We need to climb Everest just to stay where we are
In a Sydney town hall on a winter Saturday, New South Wales Premier Chris Minns delivered a sobering reckoning to his own faithful: political comfort is a luxury Labor cannot afford. With One Nation surging to 22 percent in state polling, the party that governs faces not a single rival but a fractured field of challengers — each capable of eroding the coalition of trust Labor needs to survive March's election. Minns framed the moment not as crisis but as clarifying demand, invoking Everest not to dramatise defeat but to insist that holding ground, in this era, requires the effort once reserved for conquest.
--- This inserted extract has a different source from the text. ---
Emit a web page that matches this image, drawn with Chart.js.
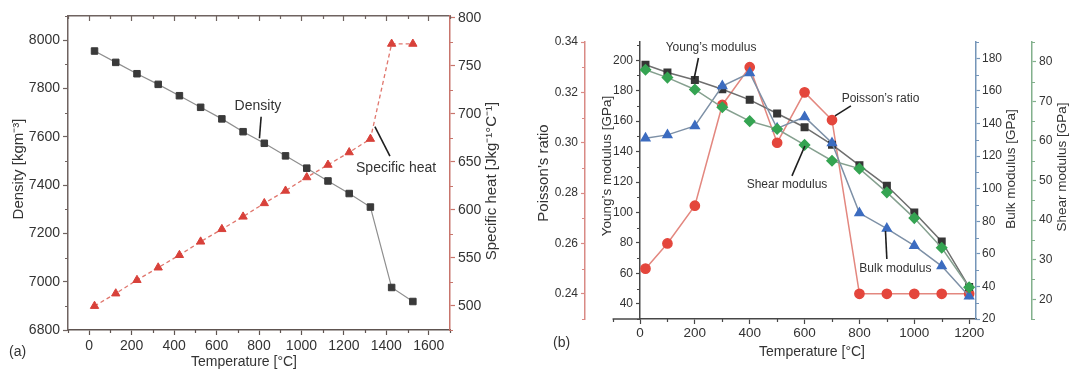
<!DOCTYPE html>
<html>
<head>
<meta charset="utf-8">
<script src="https://cdn.jsdelivr.net/npm/chart.js@4.4.0/dist/chart.umd.min.js"></script>
<style>
  html, body { margin: 0; padding: 0; background: #fff; }
  #wrap { position: relative; width: 1069px; height: 371px; }
  .panel { position: absolute; top: 0; height: 371px; }
  #pa { left: 0; width: 530px; }
  #pb { left: 530px; width: 539px; }
</style>
</head>
<body>
<div id="wrap">
  <div class="panel" id="pa"><canvas id="chartA"></canvas></div>
  <div class="panel" id="pb"><canvas id="chartB"></canvas></div>
</div>
<script>
// ---- panel (a): density and specific heat vs temperature
var tempA = [25, 125, 225, 325, 425, 525, 625, 725, 825, 925, 1025, 1125, 1225, 1325, 1425, 1525];
var density = [7955, 7908, 7861, 7817, 7770, 7722, 7674, 7621, 7573, 7521, 7470, 7417, 7365, 7309, 6976, 6918];
var specificHeat = [500, 513, 527, 540, 553, 567, 580, 593, 607, 620, 634, 647, 660, 674, 773, 773];
var tempTicksA = [0, 200, 400, 600, 800, 1000, 1200, 1400, 1600];
var densityTicks = [6800, 7000, 7200, 7400, 7600, 7800, 8000];
var heatTicks = [500, 550, 600, 650, 700, 750, 800];

// ---- panel (b): elastic properties vs temperature
var tempB = [20, 100, 200, 300, 400, 500, 600, 700, 800, 900, 1000, 1100, 1200];
var youngs = [197, 192, 187, 181, 174, 165, 156, 144.5, 131, 117.5, 100, 81, 51];
var shear = [78, 76, 73, 68.5, 65, 63, 59, 55, 53, 47, 40.5, 33, 23];
var bulk = [131, 133, 138.5, 163, 171, 137, 144, 128, 85, 75.5, 65, 52.5, 34];
var poisson = [0.25, 0.26, 0.275, 0.315, 0.33, 0.30, 0.32, 0.309, 0.24, 0.24, 0.24, 0.24, 0.24];
var tempTicksB = [0, 200, 400, 600, 800, 1000, 1200];
var youngTicks = [40, 60, 80, 100, 120, 140, 160, 180, 200];
var bulkTicks = [20, 40, 60, 80, 100, 120, 140, 160, 180];
var shearTicks = [20, 30, 40, 50, 60, 70, 80];
var poissonTicks = [0.24, 0.26, 0.28, 0.30, 0.32, 0.34];

var FONT = '"Liberation Sans", Arial, Helvetica, sans-serif';
Chart.defaults.font.family = FONT;
Chart.defaults.color = '#333';

function pts(xs, ys) {
  return xs.map(function (x, i) { return { x: x, y: ys[i] }; });
}
function fixed(list) {
  return function (s) { s.ticks = list.map(function (v) { return { value: v }; }); };
}

// short unlabelled ticks between the labelled ones
function minorTicks(spec) {
  return {
    id: 'minorTicks',
    afterDraw: function (chart) {
      var ctx = chart.ctx;
      Object.keys(spec).forEach(function (id) {
        var s = chart.scales[id], m = spec[id];
        var majors = s.ticks.map(function (t) { return t.value; });
        var from = m.from !== undefined ? m.from : s.min;
        var k0 = Math.ceil(from / m.step - 1e-6);
        var k1 = Math.floor(s.max / m.step + 1e-6);
        ctx.save();
        ctx.strokeStyle = m.color;
        ctx.lineWidth = 1.2;
        ctx.beginPath();
        for (var k = k0; k <= k1; k++) {
          var v = k * m.step;
          if (majors.some(function (mv) { return Math.abs(mv - v) < m.step / 100; })) continue;
          var p = Math.round(s.getPixelForValue(v)) + 0.5;
          if (s.position === 'left') { ctx.moveTo(s.right, p); ctx.lineTo(s.right - m.len, p); }
          else if (s.position === 'right') { ctx.moveTo(s.left, p); ctx.lineTo(s.left + m.len, p); }
          else if (s.position === 'bottom') { ctx.moveTo(p, s.top); ctx.lineTo(p, s.top + m.len); }
          else { ctx.moveTo(p, s.bottom); ctx.lineTo(p, s.bottom - m.len); }
        }
        ctx.stroke();
        ctx.restore();
      });
    }
  };
}

// titles, panel letters and the callouts with their pointer lines
function notes(texts, callouts, extra) {
  return {
    id: 'notes',
    afterDraw: function (chart) {
      var ctx = chart.ctx;
      if (extra) extra(chart, ctx);
      texts.forEach(function (t) {
        ctx.save();
        ctx.font = t.size + 'px ' + FONT;
        ctx.fillStyle = '#333';
        ctx.textAlign = t.align || 'center';
        ctx.textBaseline = 'middle';
        ctx.translate(t.x, t.y);
        if (t.rot) ctx.rotate(-Math.PI / 2);
        ctx.fillText(t.text, 0, 0);
        ctx.restore();
      });
      var sx = chart.scales.x, sy = chart.scales.y;
      callouts.forEach(function (c) {
        ctx.save();
        ctx.font = c.size + 'px ' + FONT;
        ctx.fillStyle = '#333';
        ctx.textAlign = 'center';
        ctx.textBaseline = 'middle';
        ctx.fillText(c.text, sx.getPixelForValue(c.at[0]), sy.getPixelForValue(c.at[1]));
        ctx.strokeStyle = '#1e1e1e';
        ctx.lineWidth = 1.6;
        ctx.beginPath();
        ctx.moveTo(sx.getPixelForValue(c.from[0]), sy.getPixelForValue(c.from[1]));
        ctx.lineTo(sx.getPixelForValue(c.to[0]), sy.getPixelForValue(c.to[1]));
        ctx.stroke();
        ctx.restore();
      });
    }
  };
}

function axis(opts) {
  var a = {
    type: 'linear',
    position: opts.position,
    min: opts.min,
    max: opts.max,
    afterBuildTicks: fixed(opts.ticks),
    afterFit: function (s) { if (s.isHorizontal()) s.height = opts.size; else s.width = opts.size; },
    ticks: {
      display: opts.labels !== false,
      autoSkip: false,
      maxRotation: 0,
      padding: opts.pad,
      color: '#333',
      font: { size: opts.font || 14 },
      callback: opts.format || function (v) { return v; }
    },
    grid: { drawOnChartArea: false, tickLength: opts.tick, tickColor: opts.color, tickWidth: 1.2 },
    border: { color: opts.color, width: 1.5 },
    title: { display: false }
  };
  if (opts.weight !== undefined) a.weight = opts.weight;
  return a;
}

var base = {
  responsive: true,
  maintainAspectRatio: false,
  animation: false,
  events: [],
  layout: { autoPadding: false },
  plugins: { legend: { display: false }, tooltip: { enabled: false } },
  elements: { line: { tension: 0 } }
};

// ---------- chart (a)
var AX_A = '#6f6360', RED_A = '#c8756c';
new Chart(document.getElementById('chartA'), {
  type: 'line',
  data: {
    datasets: [{
      data: pts(tempA, density),
      yAxisID: 'y',
      borderColor: '#8e8e8e',
      borderWidth: 1.2,
      pointStyle: 'rect',
      pointRadius: 4.6,
      pointBackgroundColor: '#3a3a3a',
      pointBorderColor: '#3a3a3a',
      pointBorderWidth: 1
    }, {
      data: pts(tempA, specificHeat),
      yAxisID: 'y2',
      borderColor: '#e0766d',
      borderWidth: 1.3,
      borderDash: [4, 3],
      pointStyle: 'triangle',
      pointRadius: 4.8,
      pointBackgroundColor: '#d8413a',
      pointBorderColor: '#d8413a',
      pointBorderWidth: 1
    }]
  },
  options: Object.assign({}, base, {
    layout: { autoPadding: false, padding: 0 },
    scales: {
      x: axis({ position: 'bottom', min: -100, max: 1700, ticks: tempTicksA, size: 41, pad: 3, tick: 5, color: '#5e5450' }),
      x2: axis({ position: 'top', min: -100, max: 1700, ticks: tempTicksA, size: 16, pad: 0, tick: -5, color: AX_A, labels: false }),
      y: axis({ position: 'left', min: 6800, max: 8100, ticks: densityTicks, size: 68, pad: 3, tick: 5, color: AX_A }),
      y2: axis({ position: 'right', min: 475, max: 802, ticks: heatTicks, size: 80, pad: 3, tick: 5, color: RED_A })
    }
  }),
  plugins: [
    minorTicks({
      x: { step: 100, len: 3, color: '#5e5450' },
      x2: { step: 100, len: -3, color: AX_A },
      y: { step: 100, len: 3, color: AX_A },
      y2: { step: 25, len: 3, color: RED_A }
    }),
    notes([
      { text: 'Density [kgm\u207B\u00B3]', x: 19, y: 169, rot: true, size: 15 },
      { text: 'Specific heat [Jkg\u207B\u00B9\u00B0C\u207B\u00B9]', x: 492, y: 181, rot: true, size: 15 },
      { text: 'Temperature [\u00B0C]', x: 244, y: 362, size: 14 },
      { text: '(a)', x: 9, y: 352, align: 'left', size: 14 }
    ], [
      { text: 'Density', size: 14, at: [795, 7727], from: [810, 7683], to: [802, 7594] },
      { text: 'Specific heat', size: 14, at: [1446, 7471], from: [1417, 7520], to: [1346, 7642] }
    ])
  ]
});

// ---------- chart (b)
var POI = '#d98a85', YNG = '#474747', BLK = '#7595b8', SHR = '#82b08c';
new Chart(document.getElementById('chartB'), {
  type: 'line',
  data: {
    datasets: [{
      data: pts(tempB, shear),
      yAxisID: 'yS',
      borderColor: '#85a08f',
      borderWidth: 1.5,
      pointStyle: 'rectRot',
      pointRadius: 5,
      pointBackgroundColor: '#35a452',
      pointBorderColor: '#35a452'
    }, {
      data: pts(tempB, bulk),
      yAxisID: 'yB',
      borderColor: '#7d90a6',
      borderWidth: 1.5,
      pointStyle: 'triangle',
      pointRadius: 5,
      pointBackgroundColor: '#3c6cc0',
      pointBorderColor: '#3c6cc0'
    }, {
      data: pts(tempB, youngs),
      yAxisID: 'y',
      borderColor: '#6e6e6e',
      borderWidth: 1.5,
      pointStyle: 'rect',
      pointRadius: 4.6,
      pointBackgroundColor: '#363636',
      pointBorderColor: '#363636'
    }, {
      data: pts(tempB, poisson),
      yAxisID: 'yP',
      borderColor: '#e3877f',
      borderWidth: 1.5,
      pointStyle: 'circle',
      pointRadius: 4.6,
      pointBackgroundColor: '#e4463c',
      pointBorderColor: '#e4463c'
    }]
  },
  options: Object.assign({}, base, {
    layout: { autoPadding: false, padding: { top: 42, left: 0, right: 0, bottom: 0 } },
    scales: {
      x: axis({ position: 'bottom', min: 0, max: 1225, ticks: tempTicksB, size: 52, pad: 1, tick: 5, color: YNG, font: 13.5 }),
      yP: axis({ position: 'left', weight: 2, min: 0.23, max: 0.34, ticks: poissonTicks, size: 55, pad: 3, tick: 4, color: POI, font: 12,
        format: function (v) { return v.toFixed(2); } }),
      y: axis({ position: 'left', weight: 1, min: 30, max: 212, ticks: youngTicks, size: 55, pad: 3, tick: 4, color: YNG, font: 12 }),
      yB: axis({ position: 'right', weight: 1, min: 20, max: 190, ticks: bulkTicks, size: 56, pad: 2, tick: 4, color: BLK, font: 12 }),
      yS: axis({ position: 'right', weight: 2, min: 15, max: 85, ticks: shearTicks, size: 37, pad: 3, tick: 4, color: SHR, font: 12 })
    }
  }),
  plugins: [
    minorTicks({
      x: { step: 100, from: -100, len: 3, color: YNG },
      yP: { step: 0.01, len: 3, color: POI },
      y: { step: 10, len: 3, color: YNG },
      yB: { step: 10, len: 3, color: BLK },
      yS: { step: 5, len: 3, color: SHR }
    }),
    notes([
      { text: 'Poisson\u2019s ratio', x: 14, y: 173, rot: true, size: 15 },
      { text: 'Young\u2019s modulus [GPa]', x: 77, y: 166, rot: true, size: 13.5 },
      { text: 'Bulk modulus [GPa]', x: 481, y: 169, rot: true, size: 13.5 },
      { text: 'Shear modulus [GPa]', x: 532, y: 167, rot: true, size: 13.5 },
      { text: 'Temperature [\u00B0C]', x: 282, y: 352, size: 14 },
      { text: '(b)', x: 23, y: 343, align: 'left', size: 14 }
    ], [
      { text: 'Young\u2019s modulus', size: 12, at: [259, 208.3], from: [213, 201.5], to: [197, 187.7] },
      { text: 'Poisson\u2019s ratio', size: 12, at: [877, 174.5], from: [769, 170], to: [711, 163.5] },
      { text: 'Shear modulus', size: 12, at: [536, 118], from: [554, 124], to: [601, 143.7] },
      { text: 'Bulk modulus', size: 12, at: [931, 63.3], from: [900, 69.4], to: [895, 87.8] }
    ], function (chart, ctx) {
      // x axis line continues a little to the left of the Young's modulus axis
      var sx = chart.scales.x;
      ctx.save();
      ctx.strokeStyle = YNG;
      ctx.lineWidth = 1.5;
      ctx.beginPath();
      ctx.moveTo(sx.getPixelForValue(-100), sx.top);
      ctx.lineTo(chart.chartArea.left, sx.top);
      ctx.stroke();
      ctx.restore();
    })
  ]
});
</script>
</body>
</html>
- One Nation's rise to 22% has shattered any assumption that Labor's 32% primary lead translates into safety — the opposition is fragmented, not absent, and every splinter costs.
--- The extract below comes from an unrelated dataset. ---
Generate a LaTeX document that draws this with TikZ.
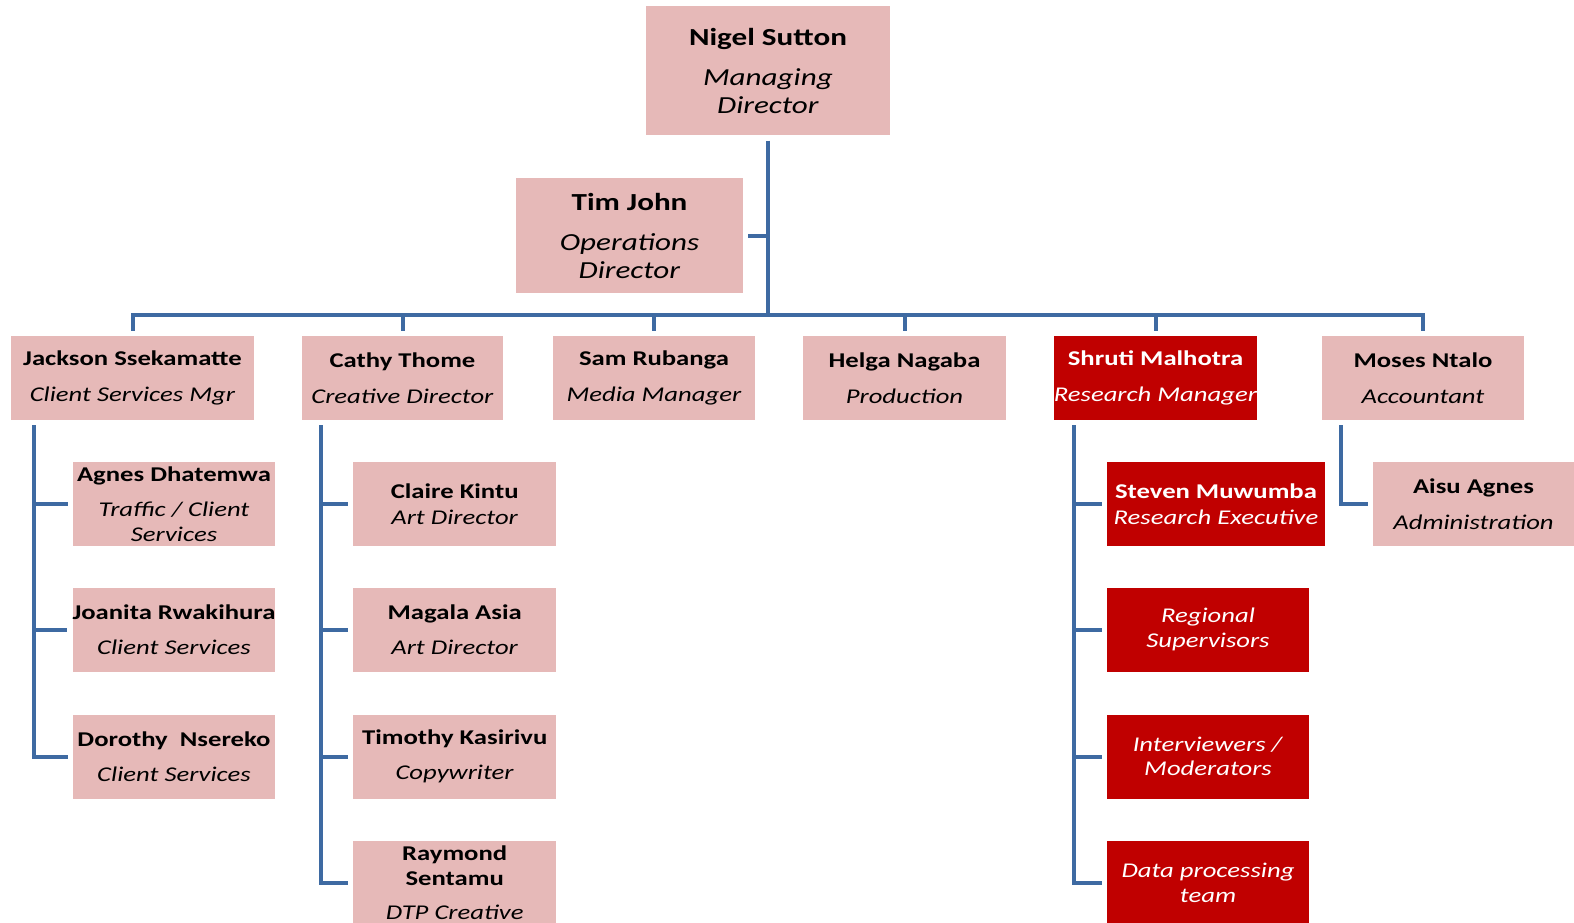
\documentclass[tikz,border=0pt]{standalone}
\usepackage{fontspec}
\setmainfont{Carlito}[FakeStretch=1.27]
\usetikzlibrary{calc}
\definecolor{pinkc}{HTML}{E6B9B8}
\definecolor{redc}{HTML}{C00000}
\definecolor{linec}{RGB}{62,106,162}
\begin{document}
\begin{tikzpicture}[x=1pt,y=-1pt,
  box/.style={fill=pinkc, draw=none, inner sep=0pt, align=center, text=black,
    minimum height=84, font=\fontsize{21}{24.5}\selectfont},
  redbox/.style={box, fill=redc, text=white},
  bigbox/.style={box, font=\fontsize{24.5}{28}\selectfont},
  conn/.style={draw=linec, line width=4pt},
]
\useasboundingbox (0,0) rectangle (1574,923);

% top
\node[bigbox, minimum width=244, minimum height=129] (nigel) at (768,70.5)
  {\textbf{Nigel Sutton}\\[12pt]\textit{Managing}\\\textit{Director}};
\node[bigbox, minimum width=227, minimum height=115] (tim) at (629.5,235.5)
  {\textbf{Tim John}\\[12pt]\textit{Operations}\\\textit{Director}};

% first row
\node[box, minimum width=243] (jackson) at (132.5,378) {\textbf{Jackson Ssekamatte}\\[11pt]\textit{Client Services Mgr}};
\node[box, minimum width=201] (cathy) at (402.5,378) {\textbf{Cathy Thome}\\[11pt]\textit{Creative Director}};
\node[box, minimum width=202] (sam) at (654,378) {\textbf{Sam Rubanga}\\[11pt]\textit{Media Manager}};
\node[box, minimum width=203] (helga) at (904.5,378) {\textbf{Helga Nagaba}\\[11pt]\textit{Production}};
\node[redbox, minimum width=203] (shruti) at (1155.5,378) {\textbf{Shruti Malhotra}\\[11pt]\textit{Research Manager}};
\node[box, minimum width=202] (moses) at (1423,378) {\textbf{Moses Ntalo}\\[11pt]\textit{Accountant}};

% Jackson's team
\node[box, minimum width=202] (agnes) at (174,504) {\textbf{Agnes Dhatemwa}\\[11pt]\textit{Traffic / Client}\\\textit{Services}};
\node[box, minimum width=202] (joanita) at (174,629.5) {\textbf{Joanita Rwakihura}\\[11pt]\textit{Client Services}};
\node[box, minimum width=202] (dorothy) at (174,756.5) {\textbf{Dorothy~ Nsereko}\\[11pt]\textit{Client Services}};

% Cathy's team
\node[box, minimum width=203] (claire) at (454.7,504) {\textbf{Claire Kintu}\\[1pt]\textit{Art Director}};
\node[box, minimum width=203] (magala) at (454.7,629.5) {\textbf{Magala Asia}\\[11pt]\textit{Art Director}};
\node[box, minimum width=203] (timothy) at (454.7,756.5) {\textbf{Timothy Kasirivu}\\[11pt]\textit{Copywriter}};
\node[box, minimum width=203] (raymond) at (454.7,883) {\textbf{Raymond}\\\textbf{Sentamu}\\[10pt]\textit{DTP Creative}};

% Shruti's team
\node[redbox, minimum width=218] (steven) at (1216,504) {\textbf{Steven Muwumba}\\[1pt]\textit{Research Executive}};
\node[redbox, minimum width=202] (regional) at (1208,629.5) {\textit{Regional}\\\textit{Supervisors}};
\node[redbox, minimum width=202] (interv) at (1208,756.5) {\textit{Interviewers /}\\\textit{Moderators}};
\node[redbox, minimum width=202] (data) at (1208,883) {\textit{Data processing}\\\textit{team}};

% Moses's team
\node[box, minimum width=201] (aisu) at (1473.5,504) {\textbf{Aisu Agnes}\\[11pt]\textit{Administration}};

% connectors
\coordinate (bus) at (768,315);
\draw[conn] ([yshift=-5.5]nigel.south) -- (bus);
\draw[conn] ([xshift=5]tim.east) -- (tim.east -| bus);
\draw[conn] ([yshift=5]jackson.north) |- (bus) -| ([yshift=5]moses.north);
\foreach \n in {cathy,sam,helga,shruti}
  \draw[conn] ([yshift=5]\n.north) -- (\n.north |- bus);

\coordinate (jl) at ([xshift=23,yshift=-5]jackson.south west);
\draw[conn] (jl) |- ([xshift=-5]dorothy.west);
\foreach \n in {agnes,joanita}
  \draw[conn] (\n.west -| jl) -- ([xshift=-5]\n.west);

\coordinate (cl) at ([xshift=19,yshift=-5]cathy.south west);
\draw[conn] (cl) |- ([xshift=-5]raymond.west);
\foreach \n in {claire,magala,timothy}
  \draw[conn] (\n.west -| cl) -- ([xshift=-5]\n.west);

\coordinate (sl) at ([xshift=20,yshift=-5]shruti.south west);
\draw[conn] (sl) |- ([xshift=-5]data.west);
\foreach \n in {steven,regional,interv}
  \draw[conn] (\n.west -| sl) -- ([xshift=-5]\n.west);

\coordinate (ml) at ([xshift=19,yshift=-5]moses.south west);
\draw[conn] (ml) |- ([xshift=-5]aisu.west);
\end{tikzpicture}
\end{document}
- Palestinian flag protesters were removed from the balcony mid-conference, and hundreds more were held behind security fencing outside, turning the venue itself into a symbol of Labor's unresolved tensions over Gaza.
- Fifty-six party branches are pushing to repeal controversial anti-protest laws, but the left faction fears the weekend's agenda will bury those debates beneath procedural scheduling — frustration is building quietly from within.
- Minns countered the turbulence with economic ambition: a $12 billion commitment to bring train manufacturing back to the Hunter region, projecting over 1,300 jobs and drawing rare, unambiguous applause from the floor.
- An 11th-hour deal on the upper house ticket avoided an open factional brawl, but the placement of protest-law critic Anthony D'Adam at fourth position signals that internal dissent has been managed, not resolved.
- The premier closed with a direct defence of Muslim Australians and a rebuke of One Nation's cultural nationalism — framing the coming election not merely as a contest of policy, but as a test of what kind of society New South Wales intends to be.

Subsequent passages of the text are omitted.